According to the World Travel and Tourism Council (WTTC), travel and tourism directly contributed USD2.1 billion to Tanzania’s GDP in 2016, representing 4.7% of economic activity in the country. The sector is forecast to grow by 3.7% in 2017 and by an average of 6.8% a year between 2017 and 2027, reaching USD4.1 billion, or 4.7% of GDP, by 2027. The total contribution the sector, direct and indirect, to the Tanzanian GDP was USD5.9 billion, or 13.3%, in 2016, and it is expected to grow by an additional 4.1% in 2017, according to the WTTC. Government estimates, however, put the sector’s total contribution closer to 17.5% of GDP, illustrating the vital role it plays in Tanzania’s economic wellbeing.
The WTTC also estimates that the sector will reach USD11.8 billion by 2027, representing 13.6% of GDP. The sector directly employed 470,500 people in 2016, or 3.9% of total employment, and accounted for 1,389,000 indirect jobs, or 11.6% of total employment. Forecasts expect that indirect employment figures will grow by an additional 4.6% on 2017, reaching 1,452,000. Additionally, tourism and travel’s overall contribution to employment is expected to grow by 6.9% a year between 2017 and 2027, accounting for almost 13% of the country’s overall employment, or roughly 2,117,000 million jobs.
Investment in the industry has been strong in recent years, and in 2016 total investment in the industry surpassed USD1.2 billion, or roughly 8.7% of overall investment in the country. Forecasts expect 2017 figures to grow by another 4.1%. Over the next decade, analysts forecast yearly growth of 6.6%, with total investment topping USD2.3 billion, or 9.2% of the total, by 2027. According to the WTTC, leisure spending makes up more than 85% of the travel spending in the country, while business-oriented spending accounts for the rest. Additionally, foreign visitors account for around 72.4% of total travel and tourism spending while domestic visitors represent the remaining 27.6%.
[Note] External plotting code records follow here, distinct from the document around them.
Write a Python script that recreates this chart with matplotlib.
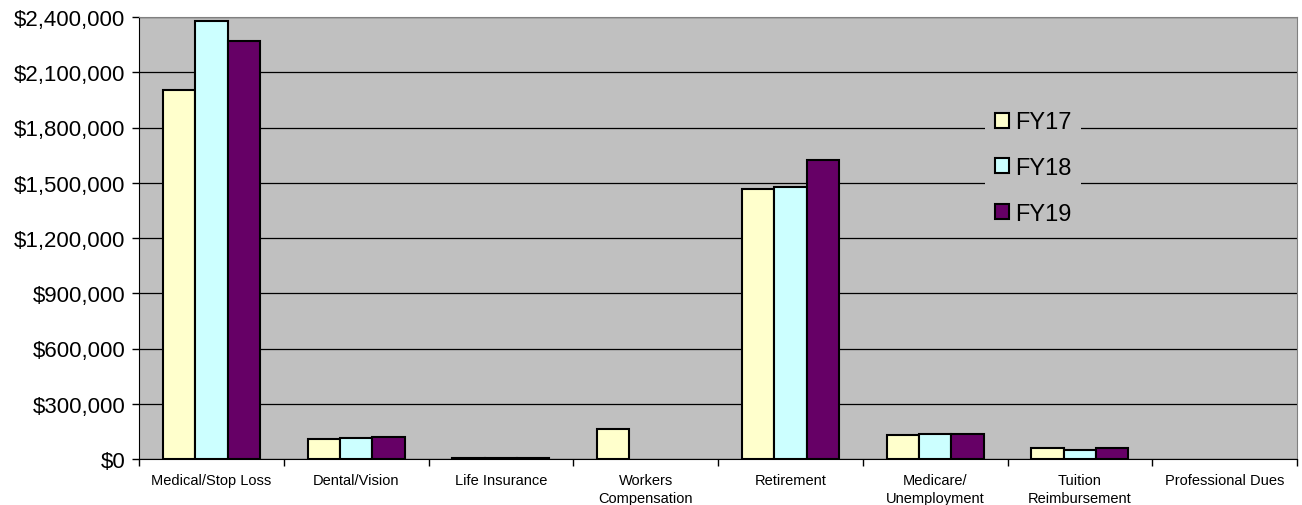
import numpy as np
import matplotlib.pyplot as plt
from matplotlib.patches import Patch
from matplotlib.ticker import FuncFormatter, FixedLocator

plt.rcParams['font.family'] = ['Liberation Sans', 'DejaVu Sans']

categories = ["Medical/Stop Loss", "Dental/Vision", "Life Insurance", "Workers\nCompensation",
              "Retirement", "Medicare/\nUnemployment", "Tuition\nReimbursement", "Professional Dues"]
fy17 = [2003000, 107000, 4000, 165000, 1464000, 132000, 58000, 0]
fy18 = [2378000, 116000, 4000, 0, 1475000, 138000, 48000, 0]
fy19 = [2270000, 121000, 4000, 0, 1624000, 137000, 60000, 0]
series = ["FY17", "FY18", "FY19"]
colors = ["#FFFFCC", "#CCFFFF", "#660066"]

fig = plt.figure(figsize=(13.02, 5.06), dpi=100)
ax = fig.add_axes([139/1302, 46/506, (1297-139)/1302, (460-18)/506])
ax.set_facecolor("#C0C0C0")

x = np.arange(len(categories))
w = 0.223
for i, vals in enumerate([fy17, fy18, fy19]):
    vals = np.array(vals)
    keep = vals > 0  # empty values draw nothing
    ax.bar(x[keep] + (i - 1) * w, vals[keep], w, color=colors[i], edgecolor="black",
           linewidth=1.5, zorder=3)

ax.set_xlim(-0.5, len(categories) - 0.5)
ax.set_ylim(0, 2400000)
ax.set_yticks(np.arange(0, 2400001, 300000))
ax.yaxis.set_major_formatter(FuncFormatter(lambda v, p: "${:,.0f}".format(v)))
ax.yaxis.grid(True, color="black", linewidth=0.9, zorder=0)
ax.set_axisbelow(True)
ax.tick_params(axis="y", labelsize=16, length=5, width=1, pad=5)

ax.set_xticks(x)
ax.set_xticklabels(categories, fontsize=10.5, linespacing=1.35)
ax.tick_params(axis="x", which="major", length=0, pad=10)
ax.xaxis.set_minor_locator(FixedLocator(np.arange(-0.5, len(categories), 1.0)))
ax.tick_params(axis="x", which="minor", length=5, width=1)

ax.spines["top"].set_color("#808080")
ax.spines["right"].set_color("#808080")
ax.spines["left"].set_color("black")
ax.spines["bottom"].set_color("black")

handles = [Patch(facecolor=c, edgecolor="black", linewidth=1.5) for c in colors]
leg = ax.legend(handles, series, loc="center", bbox_to_anchor=(1033/1302, 1 - 169/506),
                bbox_transform=fig.transFigure, fontsize=17, handlelength=0.6, handleheight=0.6,
                handletextpad=0.25, labelspacing=1.0, borderpad=0.4, frameon=True,
                facecolor="#C0C0C0", edgecolor="none", framealpha=1, fancybox=False)
leg.set_zorder(5)

fig.savefig("out.png", dpi=100)
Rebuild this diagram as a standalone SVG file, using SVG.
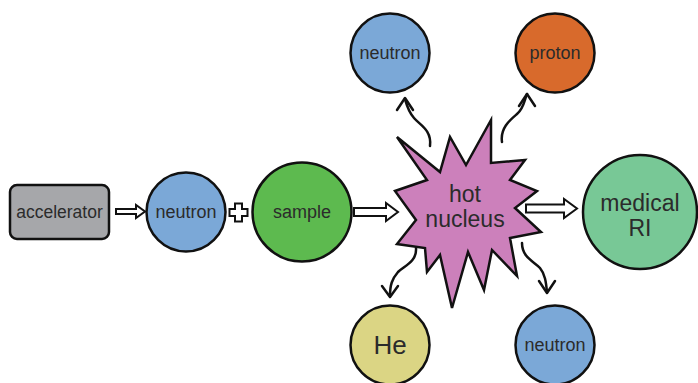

According to All Africa, the Tanzanian government recently announced a far-reaching investment scheme for bolstering tourism along the country’s southern circuit. This USD156 million plan will be financed by The World Bank and will include vital infrastructure improvement such as the renovation of roadways to world-famous tourist spots, including the country’s 25 game and forest reserves and 16 national parks. Airports servicing the country’s popular southern wild lands will also receive funding, generating much-needed expansion and upgrade projects. Stakeholders across the country and the sector are energized by the plans, and they hope that Tanzania will solidify its position as one of the preeminent travel destinations in Africa
The government also hopes to secure financing to enhance its convention and conference infrastructure, a move that would allow Tanzania to greatly boost this already sizable contributor to the local economy. According to the Ministry of Natural Resources and Tourism, the conference tourism sector alone contributed more than USD670 million to the economy in 2016. The government is trying to move forward with plans to build a TZS3.2 billion exhibition hall near the Arusha International Conference Center in order to bolster the sector and draw more regional and global conferences. Arusha is a major gateway for travelers coming into the country, and national and local government are keen to see the sector expand there and across the country.
There is some evidence that the recently implemented VAT on tourism may be slowing growth in 2017, according to PwC. The 18% tax on tourism services is projected to reduce revenues somewhat. However, stronger infrastructure is likely to offset any declines caused by the VAT, as more tourists take advantage of easier access and more robust travel options. All in all, Tanzania is well positioned to expand across all areas of its travel and tourism industry in the coming years.